Now for the fun stuff! This past week and a half was (happily) less eventful than the one before. Even so, I did a lot! I'll just give you a taste of what my week was like. This week, I decided it was high time to do some touristy exploring. So on Thursday afternoon, I finally visited UNAM, the national university that is not only one of the best in the country, but is also covered with stunning murals and pieces of art.
A mural depicting the humanities and sciences

The University Library, with intricate mosaics on all four sides of the building

  While I was there, I couldn't help but pay a short visit to the law school, which is a large and imposing part of the university with a statue showing the myth of the founding of Mexico City. The story goes that the people who founded the city were told by their gods that they would know where to settle when they saw a bird standing on a cactus eating a snake.When they got to the lake in the valley that is Mexico City, they saw it and began to build the city that is now millions of people strong. And inspired some pretty cool statues in front of buildings too...
A couple and a mother and daughter admiring a triptych by Diego
 On Friday, I went to centro historico for the first time, to visit the Museo de Bellas Artes and to one of the largest squares in the world, Zocalo. Bellas Artes is an imposing facade leading to a suprisingly small and manageable art museum, full of murals by famous Mexican painters including Diego Rivera. There were some really interesting exhibits that made landscape paintings and sculptures somehow modern, intriguing, and even exciting. After my visit to the museum, I still had some daylight left, so I decided to go visit Zocalo, the giant plaza that is bordered by an enormous cathedral, the National Palace (where the President lives), the Templo Mayor, and the Portal de Mercaderes (Commerce buildings). It was really impressive, full of people and make-shift tents in the center for what turned out to be a teacher protest from one of the states that is staunchly opposed to the reforms my organization is pushing for. But I only stayed to peek into the Cathedral, tired and a little overwhelmed by the crowd. I will certainly go back and explore the monuments there, and I think this was a good first "scouting" trip.

On Saturday the touring continued! I met my friend from work for an amazingly delicious Mexican breakfast. We had some of the richest hot chocolate I have ever had, and I ordered a squash blossom omelet that came with a small but rich tortilla thing on the side. Everything was so good that even though I was stuffed, I practically licked my plate clean. Our tummies full, we walked a few blocks to the Museo de Arte Popular, or Folk Art Museum. This museum is by far my favorite thing to have visited while in Mexico City! It is full of bright colors and intricate designs, and the building itself is a beautiful open space with a handful of rooms dedicated to art workshops for kids (which we of course popped in to see and to admire their hard work).

This was also the first time I saw alebrijes in person.

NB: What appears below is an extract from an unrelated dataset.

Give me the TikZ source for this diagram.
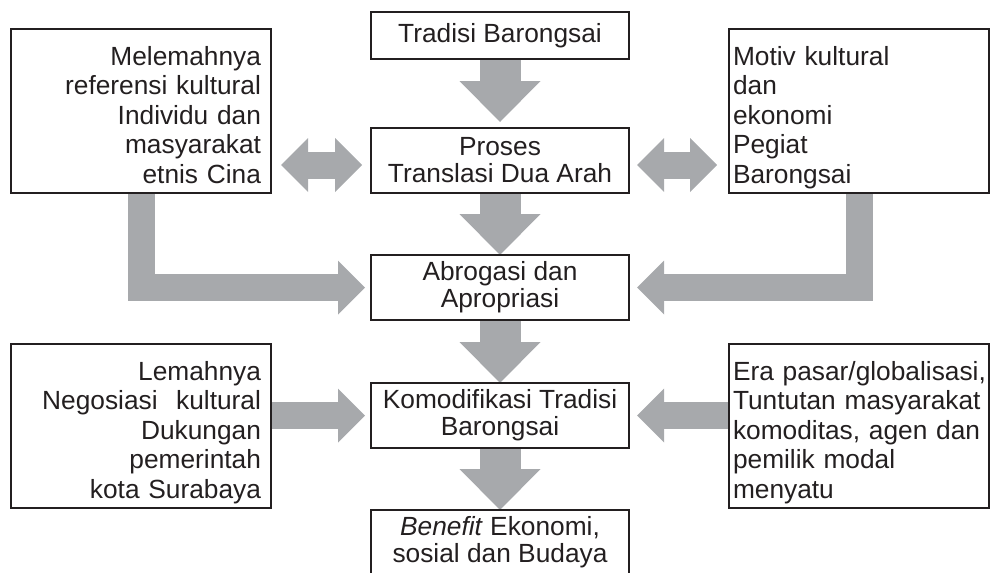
\documentclass[tikz,border=0pt]{standalone}
\usepackage{fontspec}
\setmainfont{Liberation Sans}
\usetikzlibrary{positioning, arrows.meta, backgrounds}
\definecolor{ink}{HTML}{231F20}
\definecolor{shade}{HTML}{A7A9AC}
\newcommand{\midfont}{\fontsize{26.3pt}{27pt}\selectfont}
\newcommand{\sidefont}{\fontsize{26.3pt}{29.6pt}\selectfont}

\begin{document}
\begin{tikzpicture}[x=1pt, y=-1pt,
	box/.style={draw=ink, line width=1.2pt, text=ink, inner sep=0pt, outer sep=0pt,
		minimum width=258pt, minimum height=65pt, align=center, font=\midfont},
	sidebox/.style={box, minimum width=260pt, minimum height=164pt,
		text height=19pt, text depth=111pt, font=\sidefont},
	leftbox/.style={sidebox, text width=240pt, inner xsep=10pt, align=right},
	rightbox/.style={sidebox, text width=252pt, inner xsep=4pt, align=left},
	downarrow/.style={draw=shade, line width=41pt,
		-{Triangle[length=41pt, width=81pt, line width'=0pt]}},
	sidearrow/.style={draw=shade, line width=27pt, line join=miter,
		-{Triangle[length=27pt, width=54pt, line width'=0pt]}},
	bothways/.style={sidearrow,
		{Triangle[length=27pt, width=54pt, line width'=0pt]}-{Triangle[length=27pt, width=54pt, line width'=0pt]}}
	]
	\useasboundingbox (0,0) rectangle (991,573);

	\node[box, minimum height=47pt] (trad) at (500,35.5) {Tradisi Barongsai};
	\node[box, below=69pt of trad] (proses) {Proses\\Translasi Dua Arah};
	\node[box, below=62pt of proses] (abrog) {Abrogasi dan\\Apropriasi};
	\node[box, below=63pt of abrog] (komod) {Komodifikasi Tradisi\\Barongsai};
	\node[box, below=62pt of komod] (benef) {\textit{Benefit} Ekonomi,\\sosial dan Budaya};

	\node[leftbox, left=100pt of proses.south west, anchor=south east] (melemah)
		{Melemahnya\\referensi kultural\\Individu dan\\masyarakat\\etnis Cina};
	\node[rightbox, right=100pt of proses.south east, anchor=south west] (motiv)
		{Motiv kultural\\dan\\ekonomi\\Pegiat\\Barongsai};
	\node[leftbox, below=151pt of melemah] (lemah)
		{Lemahnya\\Negosiasi\hspace{0.37em} kultural\\Dukungan\\pemerintah\\kota Surabaya};
	\node[rightbox, below=151pt of motiv] (era)
		{\mbox{Era pasar/globalisasi,}\\Tuntutan masyarakat\\komoditas, agen dan\\pemilik modal\\menyatu};

	\coordinate (midl) at ([yshift=-4.5pt]proses.west);
	\coordinate (midr) at ([yshift=-4.5pt]proses.east);

	\begin{scope}[on background layer]
		\draw[downarrow, shorten >=6pt] (trad) -- (proses);
		\draw[downarrow] (proses) -- (abrog);
		\draw[downarrow] (abrog) -- (komod);
		\draw[downarrow] (komod) -- (benef);

		\draw[bothways, shorten <=10pt, shorten >=9pt] (melemah.east |- midl) -- (midl);
		\draw[bothways, shorten <=8pt, shorten >=12pt] (midr) -- (motiv.west |- midr);

		\draw[sidearrow, shorten >=6pt] (melemah.south) |- (abrog.west);
		\draw[sidearrow, shorten >=8pt] (motiv.south) |- (abrog.east);

		\draw[sidearrow, shorten >=6pt] (lemah.east |- komod.west) -- (komod.west);
		\draw[sidearrow, shorten >=8pt] (era.west |- komod.east) -- (komod.east);
	\end{scope}
\end{tikzpicture}
\end{document}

Alebrijes are sculptures made either from wood or paper mache that are central to Mexican mythology. They are "monsters" of sorts, some good and some bad, and they appear in folk tales and children's stories all over Mexico. They are some of the most imaginative, surrealist, visually thrilling pieces of art I have seen, and I am totally in love with them!  These were some more modern alebrijes, including some by the artists that raised them from street art to more of a fine art form. Some were tiny, hung from the ceiling, posed on stands, or lounging on blocks staring (or snarling) up at us. The iguana (in the picture) was one of my favorites, carved out of wood and beautifully painted. There were so many to look at, I never wanted to leave. We had a lot of fun in that exhibit, as you can see!


 The rest of the museum turned out to be just as wonderful! One of my favorite parts was an exhibit of art for Los Dias de la Muerte, of which there is one for adults and one for children. The skeletons and traditions on each day are different, and there was a room full of different skeletons doing everything from smoking cigars (like this grandma that I couldn't get enough of) to playing mariachi music, to strutting around in fine clothing. I think what I loved so much about this museum is that it was like walking through a million artists' imaginations. What fun!



Some more alebrijes in a different exhibit

A porcupine inspired alebrije
Inspired by the museum, we went to an artisans market in La Ciudadela to look for our own alebrijes. It is like a labyrinth in there, and after looking at dozens of shops and alebrijes, we took at least half an hour to find the shop that had the one we liked best! After we made our purchase (thanks very much to Aji's bargaining skills), we decided it was time for a snack of quesadillas (with tortillas made by hand just next to our table) and agua fresca. An excellent end to an excellent day and a fun-filled week of tourism!